Omit every picture, and retype the lines that run from the beginning of the data below through the line containing "(14.3,4.6) -- (14.3,501);", inclusive.
------ Data block
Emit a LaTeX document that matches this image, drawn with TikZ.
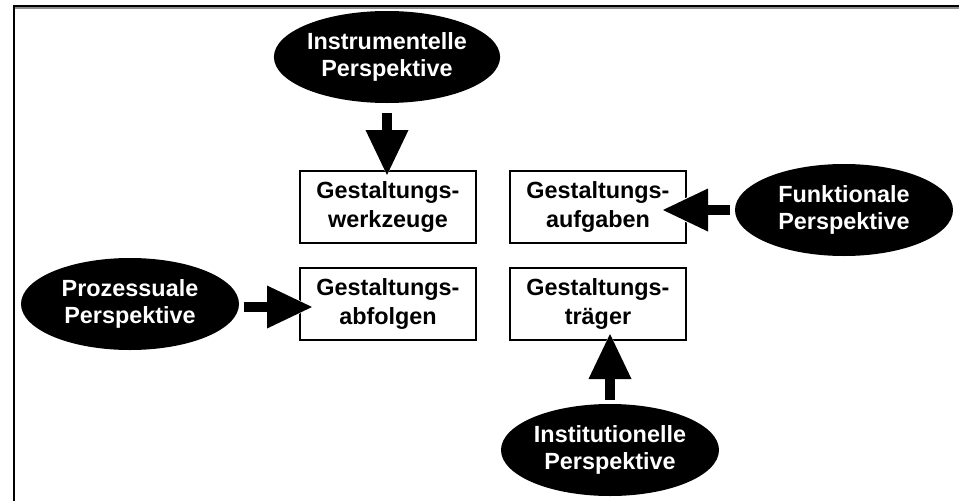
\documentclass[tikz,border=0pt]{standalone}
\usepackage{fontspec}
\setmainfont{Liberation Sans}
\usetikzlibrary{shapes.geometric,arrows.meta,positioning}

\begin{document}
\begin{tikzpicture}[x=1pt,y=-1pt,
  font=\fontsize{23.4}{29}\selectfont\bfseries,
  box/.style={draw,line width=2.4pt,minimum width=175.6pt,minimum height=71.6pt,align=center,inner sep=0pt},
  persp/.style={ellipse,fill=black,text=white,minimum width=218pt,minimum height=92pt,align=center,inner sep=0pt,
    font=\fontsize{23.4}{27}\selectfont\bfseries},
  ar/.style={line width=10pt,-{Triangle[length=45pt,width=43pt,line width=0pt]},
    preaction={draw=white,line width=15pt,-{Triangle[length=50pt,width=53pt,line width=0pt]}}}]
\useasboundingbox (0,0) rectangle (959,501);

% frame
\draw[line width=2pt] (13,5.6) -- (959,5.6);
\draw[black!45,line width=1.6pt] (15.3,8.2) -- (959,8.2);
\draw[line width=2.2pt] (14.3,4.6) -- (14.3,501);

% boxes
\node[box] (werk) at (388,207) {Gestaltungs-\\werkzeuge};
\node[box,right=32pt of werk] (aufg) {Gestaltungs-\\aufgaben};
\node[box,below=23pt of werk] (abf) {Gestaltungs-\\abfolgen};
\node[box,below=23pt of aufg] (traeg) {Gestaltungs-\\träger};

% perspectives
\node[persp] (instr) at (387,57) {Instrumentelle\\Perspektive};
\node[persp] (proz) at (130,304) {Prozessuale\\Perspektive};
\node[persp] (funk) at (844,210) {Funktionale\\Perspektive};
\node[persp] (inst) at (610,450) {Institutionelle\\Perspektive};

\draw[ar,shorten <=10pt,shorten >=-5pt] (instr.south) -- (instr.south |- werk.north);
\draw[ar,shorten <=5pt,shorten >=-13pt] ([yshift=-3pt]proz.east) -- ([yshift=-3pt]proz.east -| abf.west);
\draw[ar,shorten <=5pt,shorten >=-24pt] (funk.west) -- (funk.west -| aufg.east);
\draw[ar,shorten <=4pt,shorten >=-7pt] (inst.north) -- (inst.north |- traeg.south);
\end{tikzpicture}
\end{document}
------------
* Written response *
Emit a LaTeX document that matches this image, drawn with TikZ.
\documentclass[tikz,border=0pt]{standalone}
\usepackage{fontspec}
\setmainfont{Liberation Sans}
\usetikzlibrary{shapes.geometric,arrows.meta,positioning}

\begin{document}
\begin{tikzpicture}[x=1pt,y=-1pt,
  font=\fontsize{23.4}{29}\selectfont\bfseries,
  box/.style={draw,line width=2.4pt,minimum width=175.6pt,minimum height=71.6pt,align=center,inner sep=0pt},
  persp/.style={ellipse,fill=black,text=white,minimum width=218pt,minimum height=92pt,align=center,inner sep=0pt,
    font=\fontsize{23.4}{27}\selectfont\bfseries},
  ar/.style={line width=10pt,-{Triangle[length=45pt,width=43pt,line width=0pt]},
    preaction={draw=white,line width=15pt,-{Triangle[length=50pt,width=53pt,line width=0pt]}}}]
\useasboundingbox (0,0) rectangle (959,501);

% frame
\draw[line width=2pt] (13,5.6) -- (959,5.6);
\draw[black!45,line width=1.6pt] (15.3,8.2) -- (959,8.2);
\draw[line width=2.2pt] (14.3,4.6) -- (14.3,501);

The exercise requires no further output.